Is Chain.import_block the main API for syncing? I guess perform_validation is for testing. Can we remove the second call and set the first call check_seal=True?

hwwhww avatar Oct 19 '18 09:10 hwwhww

  1. I recall perform_validation being for testing. At the time we couldn't figure out a better solution.
  2. I suspect one of these can be removed but it isn't clear to me which one and how because I think what we're seeing is multiple different use cases (probably 3), where two of them only hit that validation once, but import_block hitting both.

It'd be ideal to fix this, but I think it'll require some experimentation to figure out exactly how.

pipermerriam avatar Oct 19 '18 17:10 pipermerriam

It looks like so far they are both used only privately and a couple places.

AFAICT, the tension comes from these two goals:

  1. We don't want VM.import_block to just work if the block is invalid, and have to check it later.
  2. A full validate_block has to be done at the chain level, because you need Chain to validate the uncles.

So VM ends up doing a partial check, and relies on chain to do the rest.

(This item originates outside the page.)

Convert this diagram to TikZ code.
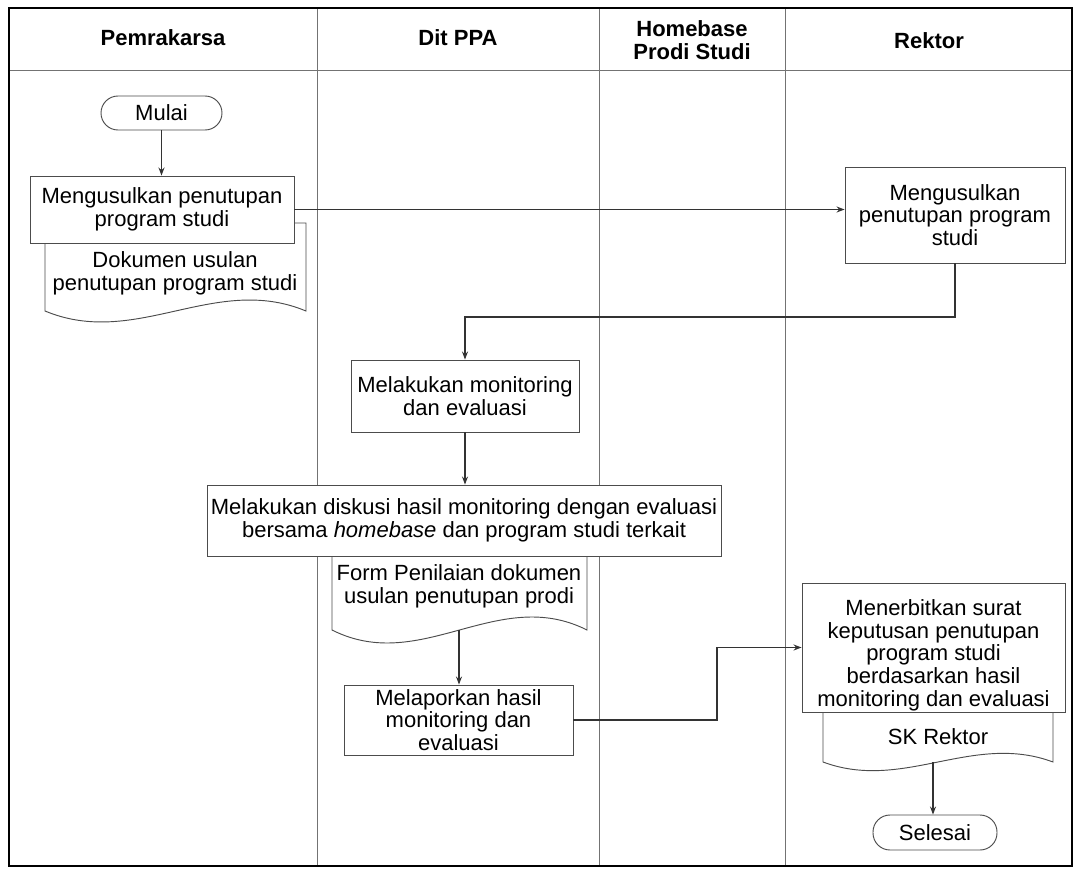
\documentclass[tikz,border=0pt]{standalone}
\usepackage{fontspec}
\setmainfont{Liberation Sans}
\usetikzlibrary{arrows.meta}

% document symbol: left x, top y, right x, bottom y, wave depth
\newcommand\docsymbol[5]{%
  \path[docline] (#1,#2) -- (#1,#4)
    .. controls ({#1+0.35*(#3-#1)},{#4+#5}) and ({#1+0.65*(#3-#1)},{#4-#5}) .. (#3,#4)
    -- (#3,#2) -- cycle;}

\begin{document}
\begin{tikzpicture}[x=0.75pt,y=-0.75pt,
  txt/.style={font=\fontsize{16.5pt}{17pt}\selectfont, align=center, inner sep=0pt},
  head/.style={font=\fontsize{16.5pt}{17.3pt}\selectfont\bfseries, align=center, inner sep=0pt},
  frame/.style={draw=black, line width=1.3pt},
  lane/.style={draw=black!55, line width=0.6pt},
  proc/.style={txt, draw=black!70, line width=0.7pt, fill=white, rectangle},
  term/.style={proc, rounded corners=12.75pt},
  docline/.style={draw=black!70, line width=0.7pt, fill=white},
  flow/.style={draw=black!80, line width=0.8pt, -{Stealth[length=6pt,width=4.5pt]}},
]
\fill[white] (0,0) rectangle (1075,874);
\useasboundingbox (0,0) rectangle (1075,874);

% swimlanes
\draw[lane] (9,70) -- (1072,70);
\draw[lane] (317,8) -- (317,866);
\draw[lane] (599,8) -- (599,866);
\draw[lane] (785,8) -- (785,866);
\draw[frame] (9,8) rectangle (1072,866);

\node[head] (h1) at (163,38) {Pemrakarsa};
\node[head] (h2) at (458,38) {Dit PPA};
\node[head] (h3) at (692,40.5) {Homebase\\Prodi Studi};
\node[head] (h4) at (929,41) {Rektor};

% documents (drawn first, their tops sit under the process boxes)
\docsymbol{45}{223}{306}{311}{38}
\docsymbol{332}{540}{587}{630}{45}
\docsymbol{823}{700}{1053}{762}{30}
\node[txt] (d1) at (175,273.5) {Dokumen usulan\\penutupan program studi};
\node[txt] (d2) at (459,586) {Form Penilaian dokumen\\usulan penutupan prodi};
\node[txt] (d3) at (938,737) {SK Rektor};
\coordinate (d2b) at (459,630);
\coordinate (d3b) at (933,762);

% steps
\node[term, minimum width=90.75pt, minimum height=25.5pt] (start) at (161.5,113) {Mulai};
\node[proc, minimum width=198pt, minimum height=50.25pt] (b1) at (162,209.5) {Mengusulkan penutupan\\program studi};
\node[proc, minimum width=165pt, minimum height=72pt] (rk1) at (955,215) {Mengusulkan\\penutupan program\\studi};
\node[proc, minimum width=171pt, minimum height=54pt] (mon) at (465,396) {Melakukan monitoring\\dan evaluasi};
\node[proc, minimum width=385.5pt, minimum height=53.25pt] (dis) at (464,520.5) {Melakukan diskusi hasil monitoring dengan evaluasi\\bersama \textit{homebase} dan program studi terkait};
\node[proc, minimum width=171.75pt, minimum height=52.5pt] (mel) at (458.5,720) {Melaporkan hasil\\monitoring dan\\evaluasi};
\node[proc, minimum width=197.25pt, minimum height=96.75pt] (men) at (933.5,647.5) {};
\node[txt] (mentext) at (933.5,655) {Menerbitkan surat\\keputusan penutupan\\program studi\\berdasarkan hasil\\monitoring dan evaluasi};
\node[term, minimum width=93pt, minimum height=26.25pt] (stop) at (935,832.5) {Selesai};

% connectors
\coordinate (j1) at (0,317);
\coordinate (j2) at (717,0);
\draw[flow] (start.south) -- (start.south |- b1.north);
\draw[flow] (b1.east) -- (b1.east -| rk1.west);
\draw[flow] (rk1.south) |- (mon.north |- j1) -- (mon.north);
\draw[flow] (mon.south) -- (mon.south |- dis.north);
\draw[flow] (d2b) -- (d2b |- mel.north);
\draw[flow] (mel.east) -| (j2 |- men.west) -- (men.west);
\draw[flow] (d3b) -- (d3b |- stop.north);
\end{tikzpicture}
\end{document}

Which leads to messy buggy code that caused this issue.

Maybe importing a block should become only a chain level thing and that's what calls to the VM's API to accomplish the import. Which I guess is potentially loosening goal 1. I think that's okay if we remove the name import_block and replace it with something that doesn't sound like it does validation, like rebuilt_block = VM.rebuild_block(original_block). It wouldn't have side-effects or do any validations, just regenerate the final state according to the VM's rules. Then the caller would do the necessary validation, and persisting (which it already does...).

carver avatar Oct 19 '18 19:10 carver

A full validate_block has to be done at the chain level, because you need Chain to validate the uncles.

@pipermerriam off-topic question: for beacon chain, do we have to implement validate_block in BeaconChain to be aligned with Chain, although beacon chain doesn't have uncles? Currently the process_block function will validate_attestations.

hwwhww avatar Oct 22 '18 10:10 hwwhww

@hwwhww 1) I'm not sure I understand your question and 2) BeaconChain should not try to be shaped like Chain in any case where it doesn't fit well. It's better for BeaconChain to be properly architected than for it to have API parity with Chain.

pipermerriam avatar Oct 22 '18 15:10 pipermerriam

@pipermerriam whoops sorry, my question was do I have to extract the block validation from BeaconStateMachine.import_block and BeaconStateMachine.process_block, and make BeaconChain trigger the block validation. Your second response answered my question. 👍

hwwhww avatar Oct 22 '18 15:10 hwwhww